In terms of using analytics for decision making, the same study observed a gap between leaders and laggards where leaders (representing 10% of the 1,000 surveyed executives) outperformed laggards in compiling data automatically, making data-driven decisions on spend and having access to real-time spend data, including directs and indirects (SAP & Oxford Economics, 2021). In case a procurement organization has limited capabilities to capture and view data and make quick informed decisions, its role will be constrained to being a tactical and reactive function instead of the strategic, proactive and agile one that is needed today.
Technology investments in procurement are typically driven by the quest for process efficiencies, transparency and more systematic spend management. Yet, recent findings suggest that digital transformation in procurement is driven by factors other than plain automation. According to a global study on 430 C-level executives (Economist Impact, 2022) the top three motives for procurement digitalisation are user experience, category management and mobility solutions. Here, CPOs and Chief Supply Chain officers in particular highlighted category management as the primary driver for transformation. This makes sense considering that category management is typically a manual and time-consuming effort. As a result, only the most strategic categories get managed, which means leaving money on the table. Digitalizing category strategy creation, analysis and benefit tracking increases spend under management, improves productivity and transparency. Managers can spend more time on analysis, generating opportunities and executing initiatives, which should be the focus when supply markets are in a flux and quick responses are called for.
Many companies operate with a diverse set of solutions that come with their own analytics capabilities. There is a growing need for flexible cross-solution, enterprise-encompassing analytics with intuitive dashboards and charts to support observations and quick decision making. At best, analytics solutions should accommodate various data sources and levels of analysis. Think about the category managers – in order to fully grasp the as-is situation, they need data on commodity, supplier, category and the supply market level. External data such as market intelligence reports, benchmarks, price indeces as well as risk scores and cost breakdowns help complement the picture. Ideally, all data would be available within a single interface, instead of dispersed databases, solutions and Sharepoints. It appears that companies are missing the overall glue that brings in-house solutions and data together whilst allowing third-party data to be integrated in a straightforward manner. A customizable workbench with links to underlying applications, intelligent personalized recommendations, unified workflows and personalized and context-aware reports and alerts would help managers to stay informed and focus on the most important tasks at hand.
Procurement is becoming increasingly intelligence-driven.

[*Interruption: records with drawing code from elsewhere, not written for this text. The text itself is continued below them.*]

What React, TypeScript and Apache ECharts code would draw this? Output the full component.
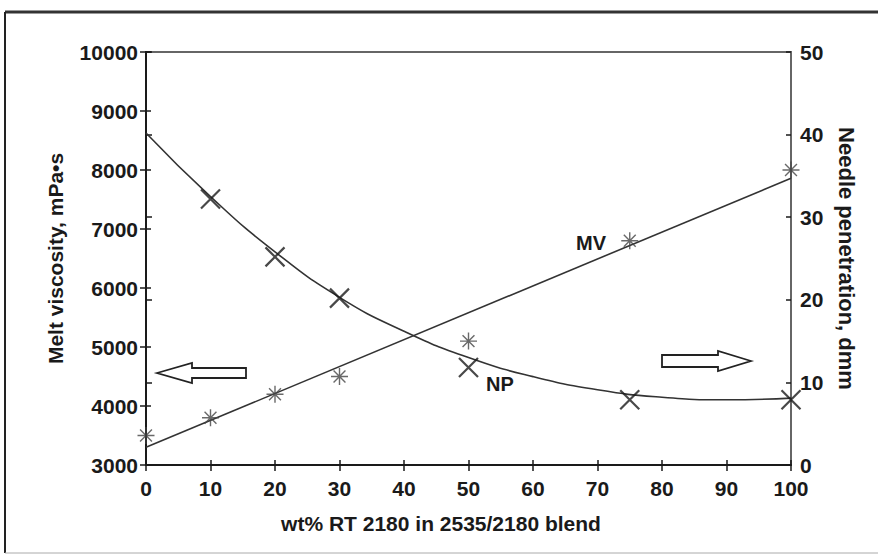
import React, { useEffect, useRef } from "react";
import * as echarts from "echarts";

// Measured points (wt% RT 2180 in blend)
const mvPct = [0, 10, 20, 30, 50, 75, 100];
const mvValues = [3500, 3800, 4200, 4500, 5100, 6800, 8000];
const npPct = [10, 20, 30, 50, 75, 100];
const npValues = [32.2, 25.2, 20.2, 11.8, 7.9, 7.9];

// Fitted curves
const mvFitPct = [0, 100];
const mvFitValues = [3300, 7860];
const npFitPct = [0, 10, 20, 30, 40, 50, 60, 70, 80, 90, 100];
const npFitValues = [40.2, 32.5, 25.8, 20.3, 16.2, 13.0, 10.7, 9.1, 8.2, 7.9, 8.1];

const xAxisTitle = "wt% RT 2180 in 2535/2180 blend";
const leftAxisTitle = "Melt viscosity, mPa\u2022s";
const rightAxisTitle = "Needle penetration, dmm";

const FONT = "'Liberation Sans', Arial, Helvetica, sans-serif";
const INK = "#1a1a1a";

const pairs = (xs: number[], ys: number[]) => xs.map((x, i) => [x, ys[i]]);

const ASTERISK = "path://M10,0L10,20M0,10L20,10M3,3L17,17M3,17L17,3";
const CROSS = "path://M0,0L20,20M0,20L20,0";

export default function App() {
  const ref = useRef<HTMLDivElement>(null);
  useEffect(() => {
    document.body.style.margin = "0";
    if (!ref.current) return;
    const chart = echarts.init(ref.current, undefined, { renderer: "svg" });
    const tickLabel = {
      fontFamily: FONT,
      fontWeight: "bold" as const,
      fontSize: 21,
      lineHeight: 18,
      color: INK,
      formatter: (v: number) => String(v),
    };
    const nameStyle = {
      fontFamily: FONT,
      fontWeight: "bold" as const,
      fontSize: 21,
      color: INK,
    };
    chart.setOption({
      animation: false,
      backgroundColor: "#ffffff",
      grid: {
        left: 146,
        right: 87,
        top: 52,
        bottom: 95,
        show: true,
        borderColor: "#666",
        borderWidth: 2,
        backgroundColor: "transparent",
      },
      xAxis: [
        {
          type: "value",
          min: 0,
          max: 100,
          interval: 10,
          position: "bottom",
          axisLine: { show: true, lineStyle: { color: INK, width: 2 } },
          axisTick: { show: true, length: 6, lineStyle: { color: INK, width: 1.5 } },
          axisLabel: { ...tickLabel, margin: 14 },
          splitLine: { show: false },
        },
        {
          type: "value",
          min: 0,
          max: 100,
          interval: 10,
          position: "bottom",
          axisLine: { show: false },
          axisTick: { show: true, inside: true, length: 5, lineStyle: { color: INK, width: 1.5 } },
          axisLabel: { show: false },
          splitLine: { show: false },
        },
      ],
      yAxis: [
        {
          type: "value",
          min: 3000,
          max: 10000,
          interval: 1000,
          position: "left",
          name: leftAxisTitle,
          nameLocation: "middle",
          nameGap: 80,
          nameRotate: 90,
          nameTextStyle: nameStyle,
          axisLine: { show: true, lineStyle: { color: INK, width: 2 } },
          axisTick: { show: true, length: 6, lineStyle: { color: INK, width: 1.5 } },
          axisLabel: { ...tickLabel, margin: 8 },
          splitLine: { show: false },
        },
        {
          type: "value",
          min: 0,
          max: 50,
          interval: 10,
          position: "right",
          name: rightAxisTitle,
          nameLocation: "middle",
          nameGap: 44,
          nameRotate: -90,
          nameTextStyle: { ...nameStyle, fontSize: 22 },
          axisLine: { show: true, lineStyle: { color: INK, width: 2 } },
          axisTick: { show: true, length: 6, lineStyle: { color: INK, width: 1.5 } },
          axisLabel: { ...tickLabel, margin: 9 },
          splitLine: { show: false },
        },
        {
          type: "value",
          min: 3000,
          max: 10000,
          interval: 1000,
          position: "left",
          axisLine: { show: false },
          axisTick: { show: true, inside: true, length: 5, lineStyle: { color: INK, width: 1.5 } },
          axisLabel: { show: false },
          splitLine: { show: false },
        },
        {
          type: "value",
          min: 0,
          max: 50,
          interval: 10,
          position: "right",
          axisLine: { show: false },
          axisTick: { show: true, inside: true, length: 5, lineStyle: { color: INK, width: 1.5 } },
          axisLabel: { show: false },
          splitLine: { show: false },
        },
      ],
      series: [
        {
          name: "MV fit",
          type: "line",
          xAxisIndex: 0,
          yAxisIndex: 0,
          data: pairs(mvFitPct, mvFitValues),
          showSymbol: false,
          lineStyle: { color: "#333", width: 1.6 },
          z: 2,
        },
        {
          name: "NP fit",
          type: "line",
          xAxisIndex: 0,
          yAxisIndex: 1,
          data: pairs(npFitPct, npFitValues),
          smooth: 0.5,
          showSymbol: false,
          lineStyle: { color: "#333", width: 1.6 },
          z: 2,
        },
        {
          name: "MV",
          type: "scatter",
          xAxisIndex: 0,
          yAxisIndex: 0,
          data: pairs(mvPct, mvValues),
          symbol: ASTERISK,
          symbolSize: 17,
          itemStyle: { color: "transparent", borderColor: "#444", borderWidth: 1.4 },
          z: 3,
        },
        {
          name: "NP",
          type: "scatter",
          xAxisIndex: 0,
          yAxisIndex: 1,
          data: pairs(npPct, npValues),
          symbol: CROSS,
          symbolSize: 19,
          itemStyle: { color: "transparent", borderColor: "#1a1a1a", borderWidth: 2.2 },
          z: 3,
        },
      ],
      graphic: [
        // outer frame
        { type: "line", shape: { x1: 5, y1: 12, x2: 878, y2: 12 }, style: { stroke: "#333", lineWidth: 3 } },
        { type: "line", shape: { x1: 5, y1: 12, x2: 5, y2: 553 }, style: { stroke: "#222", lineWidth: 2 } },
        { type: "line", shape: { x1: 5, y1: 553, x2: 878, y2: 553 }, style: { stroke: "#aaa", lineWidth: 1 } },
        // x-axis title
        {
          type: "text",
          x: 441,
          y: 523,
          style: {
            text: xAxisTitle,
            font: `bold 21px ${FONT}`,
            fill: INK,
            textAlign: "center",
            textVerticalAlign: "middle",
          },
        },
        // series labels
        {
          type: "text",
          x: 591,
          y: 243,
          style: { text: "MV", font: `bold 20px ${FONT}`, fill: INK, textAlign: "center", textVerticalAlign: "middle" },
        },
        {
          type: "text",
          x: 500,
          y: 384,
          style: { text: "NP", font: `bold 20px ${FONT}`, fill: INK, textAlign: "center", textVerticalAlign: "middle" },
        },
        // left-pointing hollow arrow
        {
          type: "polygon",
          shape: {
            points: [
              [157, 373],
              [192, 363],
              [192, 368],
              [246, 368],
              [246, 378],
              [192, 378],
              [192, 383],
            ],
          },
          style: { fill: "#fff", stroke: "#222", lineWidth: 1.8 },
        },
        // right-pointing hollow arrow
        {
          type: "polygon",
          shape: {
            points: [
              [751, 361],
              [718, 351],
              [718, 355],
              [662, 355],
              [662, 367],
              [718, 367],
              [718, 371],
            ],
          },
          style: { fill: "#fff", stroke: "#222", lineWidth: 1.8 },
        },
      ],
    });
    return () => chart.dispose();
  }, []);
  return <div ref={ref} style={{ width: 878, height: 560 }} />;
}
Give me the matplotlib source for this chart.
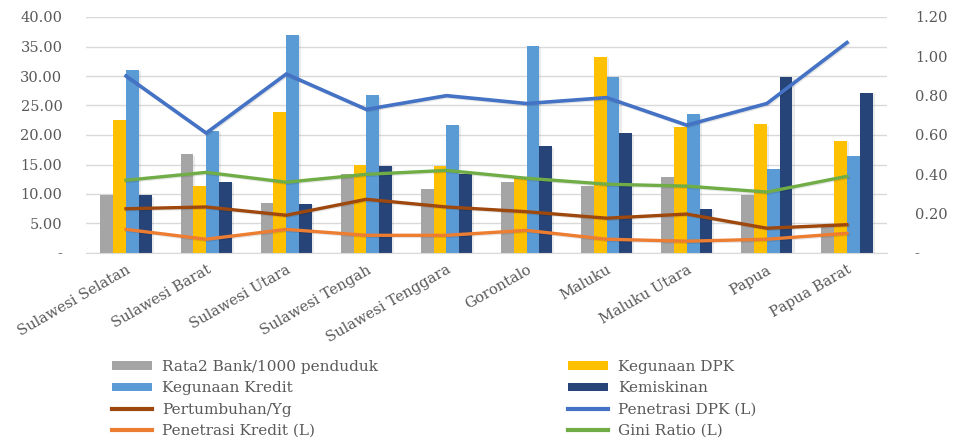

Managers can benefit from smart data insights, system recommendations for building competitive bidding events and automatically generated opportunities for spend reduction. Advanced technologies can spot anomalies and alert proactively on deviations. When tackling disruption, it is essential to find new potential suppliers quickly. Here, AI can speed up the process considerably and reduce the time needed for findings suppliers from months to just a few days (McKinsey, 2021). Interestingly, AI can spot suppliers beyond known contexts, for example within new industries (ibid). This could lead to valuable new collaborations for product and service development or even joint innovations. Indeed, as the adoption of AI grows, companies that use AI for exploration ie. finding new business opportunities instead of mere exploitation ie. improving current processes can build competitive advantages (BCG, 2021). Exploration and exploitation likely require a different set of capabilities and focus. Going forward, we will possibly see specialization within procurement whereby some excel in process improvement and others in finding new opportunities by using AI and other new technologies. The new skills and capabilities that are required from procurement and sourcing organisation going forward will be the topic of the next blog post.
Modern technologies and solutions underpin the transformation of procurement to becoming more strategic and proactive. Process automation has become table stakes, so companies that are able to harness technologies creatively to improve supplier and spend visibility, develop real-time analytics and dashboards, digital category management and the utilization of AI for exploring new ways to collaborate with suppliers will be the winners.
BCG, 2021. “Of Global Executives Using AI, Over 75% Report It Improves Team Culture.” bcg.com. Accessible at: https://www.bcg.com/press/2november2021-global-executives-using-ai-75-report-it-improves-team-culture. Published: November 2, 2021. Retrieved: August 22, 2022.
Economist Impact, 2022. Transformation challenges and trends for procurement. Building value through Digitalization. Accessible at: https://dam.sap.com/mac/app/p/pdf/asset/preview/akLTdAv?ltr=a&rc=10. Published: June 22, 2022. Retrieved: August 15, 2022.
McKinsey, 2021. “With artificial intelligence, find new suppliers in days, not months.” www.mckinsey.com. Accessible at: https://www.mckinsey.com/business-functions/operations/our-insights/with-artificial-intelligence-find-new-suppliers-in-days-not-months. Published: March, 30, 2021. Retrieved: August 22, 2022.
SAP & Oxford Economics, 2021. Procurement Powered Performance. Accessible at: https://www.ariba.com/resources/library/library-pages/procurement-powered-performance. Published: February 16. 2021. Retrieved: August, 17, 2022.
Disclaimer: This blog post bases on the author’s own insights and experiences.